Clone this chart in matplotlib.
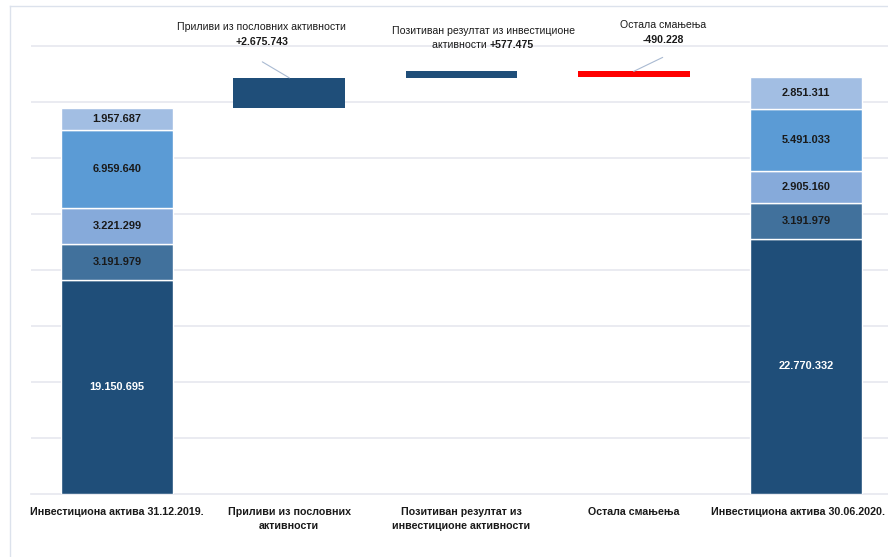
import matplotlib
matplotlib.use("Agg")
import matplotlib.pyplot as plt
from matplotlib.lines import Line2D

plt.rcParams['font.family'] = ['Liberation Sans', 'DejaVu Sans']

# ----- data
categories = ['Инвестициона актива 31.12.2019.', 'Приливи из пословних\nактивности',
              'Позитиван резултат из\nинвестиционе активности', 'Остала смањења',
              'Инвестициона актива 30.06.2020.']
start_parts = [19150695, 3191979, 3221299, 6959640, 1957687]
end_parts = [22770332, 3191979, 2905160, 5491033, 2851311]
changes = [2675743, 577475, -490228]
change_titles = ['Приливи из пословних активности', 'Позитиван резултат из инвестиционе',
                 'Остала смањења']
change_labels = ['+2.675.743', '+577.475', '-490.228']

part_colors = ['#1F4E79', '#41719C', '#86AADA', '#5B9BD5', '#A2BEE3']
change_colors = ['#1F4E79', '#1F4E79', '#FF0000']
grid_color = '#E6E8EF'
leader_color = '#A9BAD2'
txt_color = '#1a1a1a'


def fmt(v):
    return f"{v:,}".replace(',', '.')


fig = plt.figure(figsize=(8.88, 5.57), dpi=100)
W, H = 888, 557
ytop = 40.3e6
ax_h = 40.3 * 11.2  # axes height in pixels
ax = fig.add_axes([31 / W, (H - 494) / H, (892 - 31) / W, ax_h / H])
width = 0.65

# ----- stacked start / end bars
for xpos, parts in [(0, start_parts), (4, end_parts)]:
    bottom = 0
    for i, v in enumerate(parts):
        ax.bar(xpos, v, bottom=bottom, width=width, color=part_colors[i],
               edgecolor='white', linewidth=1.0, zorder=3)
        ax.text(xpos, bottom + v / 2, fmt(v), ha='center', va='center',
                fontsize=7.9, fontweight='bold',
                color='white' if i == 0 else txt_color, zorder=4)
        bottom += v

# ----- floating change bars
level = sum(start_parts)
tops = []
for j, c in enumerate(changes):
    lo = level if c > 0 else level + c
    ax.bar(j + 1, abs(c), bottom=lo, width=width, color=change_colors[j],
           linewidth=0, zorder=3)
    tops.append(max(level, level + c))
    level += c

# ----- annotations above the change bars
fs = 7.6
ax.text(0.84, 41.7e6, change_titles[0], ha='center', va='center', fontsize=fs, color=txt_color)
ax.text(0.84, 40.35e6, change_labels[0], ha='center', va='center', fontsize=fs,
        fontweight='bold', color=txt_color)
ax.annotate('', xy=(1, tops[0]), xytext=(-27, 16), textcoords='offset pixels',
            arrowprops=dict(arrowstyle='-', color=leader_color, lw=0.8, shrinkA=0, shrinkB=0))

ax.text(2.13, 41.35e6, change_titles[1], ha='center', va='center', fontsize=fs, color=txt_color)
ax.text(2.165, 40.1e6, 'активности ', ha='right', va='center', fontsize=fs, color=txt_color)
ax.text(2.165, 40.1e6, change_labels[1], ha='left', va='center', fontsize=fs,
        fontweight='bold', color=txt_color)

ax.text(3.17, 41.9e6, change_titles[2], ha='center', va='center', fontsize=fs, color=txt_color)
ax.text(3.17, 40.55e6, change_labels[2], ha='center', va='center', fontsize=fs,
        fontweight='bold', color=txt_color)
ax.annotate('', xy=(3, tops[2]), xytext=(29, 14), textcoords='offset pixels',
            arrowprops=dict(arrowstyle='-', color=leader_color, lw=0.8, shrinkA=0, shrinkB=0))

# ----- category labels under the bars (last one nudged left to stay inside)
for i, lab in enumerate(categories):
    xo = -0.045 if i == len(categories) - 1 else 0
    ax.text(i + xo, -13 / ax_h, lab, transform=ax.get_xaxis_transform(),
            ha='center', va='top', fontsize=7.7, fontweight='bold', color=txt_color,
            linespacing=1.45)

# ----- axes decoration
ax.set_xlim(-0.5, 4.5)
ax.set_ylim(0, ytop)
ax.set_yticks([i * 5e6 for i in range(1, 9)])
ax.set_yticklabels([])
ax.tick_params(axis='y', length=0)
ax.grid(axis='y', color=grid_color, linewidth=1.2, zorder=0)
ax.set_xticks([])
for s in ['top', 'left', 'right']:
    ax.spines[s].set_visible(False)
ax.spines['bottom'].set_color(grid_color)
ax.spines['bottom'].set_linewidth(1.2)
ax.set_facecolor('none')

# figure frame (top and left edges)
fig.add_artist(Line2D([10 / W, 1], [1 - 6 / H, 1 - 6 / H], transform=fig.transFigure,
                      color='#DCE2EC', lw=1.0))
fig.add_artist(Line2D([10 / W, 10 / W], [0, 1 - 6 / H], transform=fig.transFigure,
                      color='#DCE2EC', lw=1.0))

fig.savefig('out.png', dpi=100)
plt.close(fig)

§ §

=== Your instructions ===
Write out the lines from the start of the material to the line with "width = 0.65", inclusive and exactly. Skip the pictures.

=== Result for this task ===
Clone this chart in matplotlib.
import matplotlib
matplotlib.use("Agg")
import matplotlib.pyplot as plt
from matplotlib.lines import Line2D

plt.rcParams['font.family'] = ['Liberation Sans', 'DejaVu Sans']

# ----- data
categories = ['Инвестициона актива 31.12.2019.', 'Приливи из пословних\nактивности',
              'Позитиван резултат из\nинвестиционе активности', 'Остала смањења',
              'Инвестициона актива 30.06.2020.']
start_parts = [19150695, 3191979, 3221299, 6959640, 1957687]
end_parts = [22770332, 3191979, 2905160, 5491033, 2851311]
changes = [2675743, 577475, -490228]
change_titles = ['Приливи из пословних активности', 'Позитиван резултат из инвестиционе',
                 'Остала смањења']
change_labels = ['+2.675.743', '+577.475', '-490.228']

part_colors = ['#1F4E79', '#41719C', '#86AADA', '#5B9BD5', '#A2BEE3']
change_colors = ['#1F4E79', '#1F4E79', '#FF0000']
grid_color = '#E6E8EF'
leader_color = '#A9BAD2'
txt_color = '#1a1a1a'


def fmt(v):
    return f"{v:,}".replace(',', '.')


fig = plt.figure(figsize=(8.88, 5.57), dpi=100)
W, H = 888, 557
ytop = 40.3e6
ax_h = 40.3 * 11.2  # axes height in pixels
ax = fig.add_axes([31 / W, (H - 494) / H, (892 - 31) / W, ax_h / H])
width = 0.65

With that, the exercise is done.